Centum Group CEO James Mworia during a past investor briefing/

The Two Rivers Lifestyle Center will replace a Sh4.5 billion loan with a zero-interest, equity-linked instrument; significantly easing the debt service burden on the company.

The deal means the holding company of Two Rivers Mall will save on interest payments on the portion of debt that has been replaced, while giving the financiers an opportunity to benefit from value appreciation of the business.

The Two Rivers Lifestyle Center, which encompasses Two Rivers Mall and Two Rivers Office Towers, is co-owned on a 50:50 basis by Old Mutual Properties and the Two Rivers Development Ltd where the Nairobi Securities Exchange listed Centum Investment Company, AVIC and Kenya Development Corporation (KDC) are shareholders.

“The financing arrangement will see the replacement of a substantial portion of the existing senior loan with a zero-coupon instrument, but which participates in the upside of on the equity value uplift on the Center,” said James Mworia, CEO of the Centum Investment Company Plc.

Replacement of the loan has been made possible by improved performance of the Two Rivers Lifestyle Center in the past two years since My Spectrum Limited, a property management company headquartered in Europe, took over its day-to-day management.

My Spectrum Limited has ramped up occupancy in the Mall and increased the average daily traffic to the Centre. The improved footfall has increased revenue and boosted cash flows for the Center and brought improved operating profitability, management notes.
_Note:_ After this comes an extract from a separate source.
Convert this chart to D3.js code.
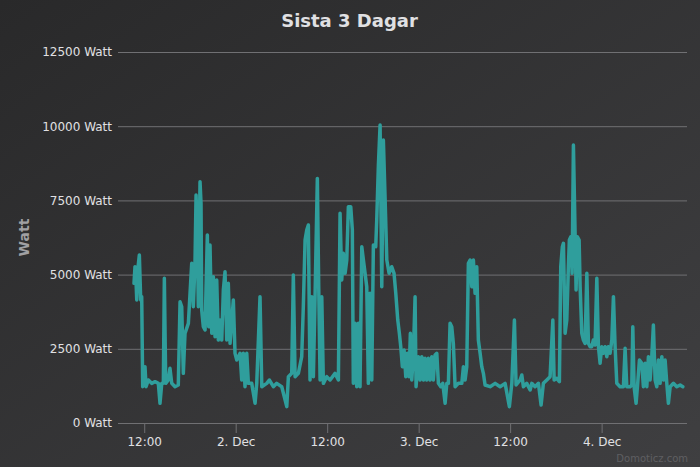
<!DOCTYPE html>
<html><head><meta charset="utf-8">
<script src="https://cdnjs.cloudflare.com/ajax/libs/d3/7.8.5/d3.min.js"></script>
<style>html,body{margin:0;padding:0;background:#2a2a2b;}svg{display:block;}</style>
</head><body>
<script>
const chartTitle = "Sista 3 Dagar";
const yAxisTitle = "Watt";
const watermark = "Domoticz.com";
const yTicks = [0, 2500, 5000, 7500, 10000, 12500];
// hours since 1 Dec 00:00
const hours = [10.66,10.79,10.92,11.02,11.15,11.36,11.54,11.67,11.80,11.97,12.10,12.24,12.54,12.98,13.42,13.85,14.07,14.30,14.51,14.64,14.82,15.16,15.38,15.61,16.04,16.47,16.70,16.92,17.13,17.35,17.79,18.01,18.23,18.44,18.66,18.80,18.97,19.10,19.32,19.45,19.54,19.75,19.98,20.28,20.46,20.63,20.86,21.07,21.29,21.51,21.72,21.94,22.17,22.38,22.60,22.82,23.03,23.26,23.69,23.91,24.14,24.57,24.79,25.00,25.22,25.45,25.66,26.10,26.54,26.76,27.19,27.42,28.07,28.41,28.94,29.38,30.04,30.70,30.91,31.35,31.56,31.79,32.22,32.66,32.87,33.10,33.32,33.53,33.75,33.98,34.19,34.41,34.71,34.89,35.07,35.29,35.50,35.94,
36.38,37.03,37.47,37.69,37.91,38.12,38.35,38.57,38.78,39.09,39.30,39.43,39.66,39.88,40.09,40.31,40.54,40.75,40.97,41.19,41.40,41.63,41.85,42.06,42.37,42.50,42.71,42.94,43.16,43.37,43.59,43.82,44.12,44.47,44.77,45.00,45.26,45.47,45.65,45.86,46.09,46.31,46.52,46.74,46.91,47.10,47.31,47.53,47.66,47.96,48.19,48.41,48.62,48.84,49.06,49.27,49.50,49.72,49.93,50.15,50.38,50.59,50.90,51.16,51.47,51.69,51.90,52.12,52.34,52.55,52.78,53.21,53.66,53.87,54.09,54.31,54.52,54.75,54.97,55.18,55.40,55.62,55.83,56.06,56.28,56.49,56.71,57.37,58.03,58.68,59.34,59.90,60.22,60.56,60.78,61.31,61.53,61.74,62.18,62.62,62.84,63.27,63.71,64.06,64.36,64.81,65.24,65.60,65.77,66.12,66.46,66.64,66.85,66.99,67.21,67.43,67.64,67.77,67.96,68.13,68.30,68.52,68.65,68.82,69.05,69.18,69.40,69.61,69.83,70.06,70.27,70.49,70.71,70.92,71.14,71.37,71.58,71.80,72.02,72.23,72.46,72.68,72.89,73.11,73.34,73.55,73.77,73.99,74.42,74.86,75.08,75.30,75.74,75.96,76.09,76.26,76.52,76.70,76.96,77.27,77.48,77.71,77.93,78.14,78.36,78.58,78.79,79.02,79.24,79.45,79.67,79.90,80.11,80.33,80.55,80.76,80.99,81.42,81.86,82.30,82.65];
const watts = [4706,5266,4818,4144,5155,5660,4144,4256,1223,1336,1897,1223,1449,1336,1392,1336,663,1336,1336,4874,1336,1449,1842,1336,1223,1280,4087,3918,1673,3021,3358,4369,5380,3918,5380,7681,6277,3918,8130,7402,3807,3245,3133,6334,3245,5997,3021,4930,2908,4818,2796,3470,2796,4481,5098,2796,4706,2683,4144,2347,2122,2347,1449,2347,1223,2347,1336,1336,663,1336,4256,1223,1336,1449,1223,1336,1223,550,1561,1673,4987,1561,1673,2235,3918,6166,6503,6671,1449,4256,1561,4256,8242,4593,1449,4256,1336,1561,
1449,1673,1449,7065,4818,5717,5043,5491,7290,7290,6503,1336,3358,1223,3358,1223,5941,5491,5043,4593,1336,4369,1449,5997,5941,6839,8635,10040,4593,9535,7625,5491,5043,5266,5043,4369,3470,3021,2571,1897,2459,1561,2347,1561,3021,1449,2347,4256,1223,2235,1449,2235,1449,2178,1449,2178,1449,2235,1449,2291,2347,1336,1223,1336,663,1336,1336,3358,3245,2683,1223,1336,1336,1897,1449,1897,5380,5491,4593,5491,4369,5266,2796,2347,1897,1673,1280,1223,1336,1223,1336,550,1336,3470,1280,1449,1617,1223,1336,1112,1336,1223,1336,606,1336,1449,1561,3470,1449,1505,1392,5266,5941,6053,3021,3470,5266,6166,6277,5043,9366,6390,4481,6277,6166,4593,3021,2796,2683,5043,2683,2571,2571,2796,2627,4874,2571,2010,2571,2347,2571,2235,2571,2347,2796,4256,2571,1336,1223,1223,2515,1223,1223,1280,3245,1223,663,1223,2122,2010,1223,2010,1223,2235,1449,2235,3302,1449,1223,2122,1336,2235,1449,2122,1336,663,1223,1336,1223,1280,1223];

const W = 700, H = 467;
const FONT = "'DejaVu Sans', sans-serif";
const base = new Date(2015, 11, 1, 0, 0, 0).getTime();
const toDate = h => new Date(base + h * 3600e3);
const data = hours.map((h, i) => ({t: toDate(h), v: watts[i]}));

const pLeft = 118, pRight = 687, pTop = 52, pBottom = 423;
const x = d3.scaleTime().domain([toDate(8.56), toDate(83.2)]).range([pLeft, pRight]);
const y = d3.scaleLinear().domain([0, 12500]).range([pBottom, pTop]);

const svg = d3.select("body").append("svg").attr("width", W).attr("height", H)
  .style("font-family", FONT);
const defs = svg.append("defs");
const g = defs.append("linearGradient").attr("id", "bg")
  .attr("x1", 0).attr("y1", 0).attr("x2", 1).attr("y2", 1);
g.append("stop").attr("offset", "0%").attr("stop-color", "#29292a");
g.append("stop").attr("offset", "100%").attr("stop-color", "#3f3f41");
svg.append("rect").attr("width", W).attr("height", H).attr("fill", "url(#bg)");

// title
svg.append("text").attr("x", 349.5).attr("y", 27).attr("text-anchor", "middle")
  .attr("fill", "#E0E0E3").style("font-family", FONT).style("font-size", "18px")
  .style("font-weight", "bold").text(chartTitle);

// y grid + labels
const yAxis = d3.axisLeft(y).tickValues(yTicks).tickSize(-(pRight - pLeft)).tickPadding(6)
  .tickFormat(d => d + " Watt");
const ya = svg.append("g").attr("transform", `translate(${pLeft},0)`).call(yAxis)
  .attr("font-family", null).attr("font-size", null);
ya.select(".domain").remove();
ya.selectAll(".tick line").attr("stroke", "#707073").attr("stroke-width", 1);
ya.selectAll(".tick text").attr("fill", "#E0E0E3").style("font-family", FONT).style("font-size", "12px")
  .attr("x", -6).attr("dy", "0.33em");

// y axis title
svg.append("text").attr("transform", "translate(29,237.5) rotate(-90)")
  .attr("text-anchor", "middle").attr("fill", "#A0A0A3").style("font-family", FONT)
  .style("font-size", "14px").style("font-weight", "bold").text(yAxisTitle);

// x axis
const fmt = d => (d.getHours() === 0 ? d3.timeFormat("%-d. %b")(d) : d3.timeFormat("%H:%M")(d));
const xAxis = d3.axisBottom(x).ticks(d3.timeHour.every(12)).tickSize(10).tickPadding(4).tickFormat(fmt);
const xa = svg.append("g").attr("transform", `translate(0,${pBottom})`).call(xAxis)
  .attr("font-family", null).attr("font-size", null);
xa.select(".domain").attr("stroke", "#707073").attr("d", `M${pLeft},0.5H${pRight}`);
xa.selectAll(".tick line").attr("stroke", "#707073");
xa.selectAll(".tick text").attr("fill", "#E0E0E3").style("font-family", FONT).style("font-size", "12px");

// line
const line = d3.line().x(d => x(d.t)).y(d => y(d.v));
svg.append("path").datum(data).attr("d", line).attr("fill", "none")
  .attr("stroke", "#2f9e9c").attr("stroke-width", 3.5)
  .attr("stroke-linejoin", "round").attr("stroke-linecap", "round");

// watermark
svg.append("text").attr("x", 688).attr("y", 461.5).attr("text-anchor", "end")
  .attr("fill", "#5f5f62").style("font-family", FONT).style("font-size", "10px").text(watermark);
</script>
</body></html>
Heavy financing costs saw shareholders of Two Rivers Lifestyle Center embark on a review of the capital structure to rebalance debt and equity and ease annual interest payments.
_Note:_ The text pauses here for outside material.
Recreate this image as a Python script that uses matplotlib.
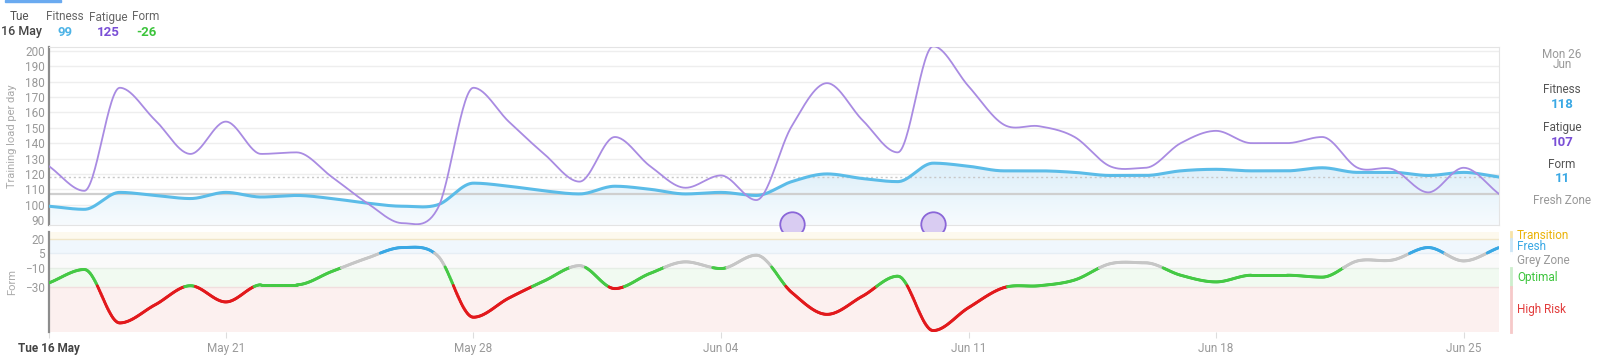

The financing agreement is expected to yield savings in interest costs of Sh340 million per annum, and will see the center achieve profitability after interest and be cash flow positive after annual debt service.
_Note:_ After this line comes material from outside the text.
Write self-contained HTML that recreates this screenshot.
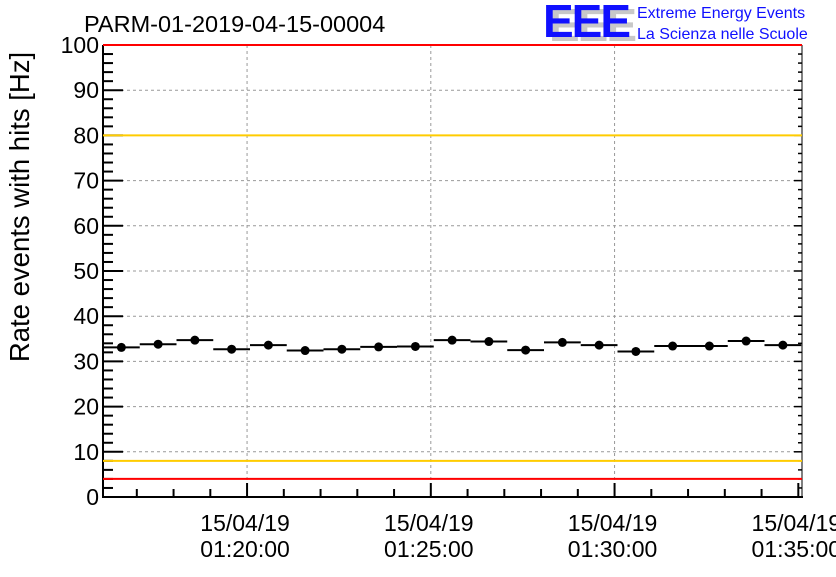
<!DOCTYPE html>
<html><head><meta charset="utf-8"><style>
body{margin:0;background:#fff;width:836px;height:572px;overflow:hidden}
svg text{font-family:"Liberation Sans",sans-serif}
</style></head><body>
<svg id="chart" width="836" height="572" viewBox="0 0 836 572" xmlns="http://www.w3.org/2000/svg">
<rect width="836" height="572" fill="#fff"/>
<text x="84" y="32" font-size="23.5" fill="#000">PARM-01-2019-04-15-00004</text>
<g>
<text x="549" y="41" font-size="46" font-weight="bold" fill="#c8c8c8" letter-spacing="-2">EEE</text>
<text x="543" y="37" font-size="46" font-weight="bold" fill="#1010ff" letter-spacing="-2">EEE</text>
<text x="637" y="18" font-size="16" fill="#1010ff">Extreme Energy Events</text>
<text x="637" y="39" font-size="16" fill="#1010ff">La Scienza nelle Scuole</text>
</g>
<text transform="translate(29,207) rotate(-90)" text-anchor="middle" font-size="27.5" fill="#000">Rate events with hits [Hz]</text>
<g id="grid"></g><g id="axes"></g><g id="marks"></g>
</svg>
<script>
const yTicks=[0,10,20,30,40,50,60,70,80,90,100];
const xTickLabelsDate=["15/04/19","15/04/19","15/04/19","15/04/19"];
const xTickLabelsTime=["01:20:00","01:25:00","01:30:00","01:35:00"];
const xTickMinutes=[20,25,30,35];
const rates=[33.1,33.8,34.7,32.7,33.6,32.4,32.7,33.2,33.3,34.7,34.4,32.5,34.2,33.6,32.2,33.4,33.4,34.5,33.6];
const redLimits=[4,100];
const orangeLimits=[8,80];
const startMinute=16.08, binMinutes=1;
const L=103,R=802,T=45,B=497;
const yS=v=>B-(v/100)*(B-T);
const pxPerMin=36.75;
const xS=m=>L+(m-startMinute)*pxPerMin;
const NS="http://www.w3.org/2000/svg";
function mk(tag,attrs,parent){const e=document.createElementNS(NS,tag);for(const k in attrs)e.setAttribute(k,attrs[k]);document.getElementById(parent).appendChild(e);return e;}
yTicks.forEach(v=>{if(v>0&&v<100){const g=mk('line',{x1:L,x2:R,y1:yS(v),y2:yS(v),stroke:'#999','stroke-dasharray':'3,3','stroke-width':1},'grid');

}});
xTickMinutes.forEach(m=>{const x=xS(m);if(x<R-5){const g=mk('line',{x1:x,x2:x,y1:T,y2:B,stroke:'#999','stroke-dasharray':'3,3','stroke-width':1},'grid');

}});
mk('line',{x1:L,x2:L,y1:T,y2:B+1,stroke:'#000','stroke-width':2},'axes');
mk('line',{x1:L-1,x2:R+1,y1:B,y2:B,stroke:'#000','stroke-width':2},'axes');
mk('line',{x1:R,x2:R,y1:T,y2:B,stroke:'#000','stroke-width':1},'axes');
for(let v=0;v<=100;v+=2){const major=v%10===0;const len=major?20:10;
mk('line',{x1:L,x2:L+len,y1:yS(v),y2:yS(v),stroke:'#000','stroke-width':2},'axes');
mk('line',{x1:R-(major?8:4),x2:R,y1:yS(v),y2:yS(v),stroke:'#000','stroke-width':1.5},'axes');}
yTicks.forEach(v=>{const t=mk('text',{x:L-4,y:yS(v)+8,'text-anchor':'end','font-size':23,fill:'#000'},'axes');t.textContent=v;

});
for(let m=17;m<=35;m++){const x=xS(m);const major=m%5===0;
mk('line',{x1:x,x2:x,y1:B,y2:B-(major?14:8),stroke:'#000','stroke-width':2},'axes');}
xTickMinutes.forEach((m,i)=>{const x=xS(m);
const a=mk('text',{x:x-2,y:531,'text-anchor':'middle','font-size':23,fill:'#000'},'axes');a.textContent=xTickLabelsDate[i];


const b=mk('text',{x:x-2,y:557,'text-anchor':'middle','font-size':23,fill:'#000'},'axes');b.textContent=xTickLabelsTime[i];

});
orangeLimits.forEach(v=>{const l=mk('line',{x1:L,x2:R,y1:yS(v),y2:yS(v),stroke:'#ffcc00','stroke-width':2},'marks');

});
redLimits.forEach(v=>{const l=mk('line',{x1:L,x2:R,y1:yS(v),y2:yS(v),stroke:'#ff0000','stroke-width':2},'marks');

});
rates.forEach((v,i)=>{const x0=xS(startMinute+i*binMinutes),x1=xS(startMinute+(i+1)*binMinutes),y=yS(v);
const l=mk('line',{x1:x0,x2:x1,y1:y,y2:y,stroke:'#000','stroke-width':2},'marks');


const c=mk('circle',{cx:(x0+x1)/2,cy:y,r:4.5,fill:'#000'},'marks');

});
</script>
</body></html>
“This agreement has further reinforced our confidence behind the centre and its potential and we are confident that the financing arrangement will strengthen the center and enable it to further deliver as a strong destination for tenants and shoppers.” Said Peter Levett, managing director of Old Mutual Properties.

Two Rivers Mall is the largest shopping complex in the East Africa and Sub-Saharan region outside of South Africa at 67,000 square metres of retail space.

It is home to the largest entertainment park in Nairobi, hosting more than 150 retail brands, over 15 restaurants with a unique river front view and with capacity of more than 2,100 parking bays.

The Two Rivers Office Towers comprises two towers atop the mall, with over 20,000 square metres of gross lettable area.

“As a management team we’re excited to have this new financing arrangement. It has bolstered our strategies, plans and thinking in making the Centre an attractive destination,” said Theodoros Pantis, managing director of Two Rivers Lifestyle Centre.

The Two Rivers Mall has a go-karting race track, and plans to soon open its doors to a cinema hall with six screens.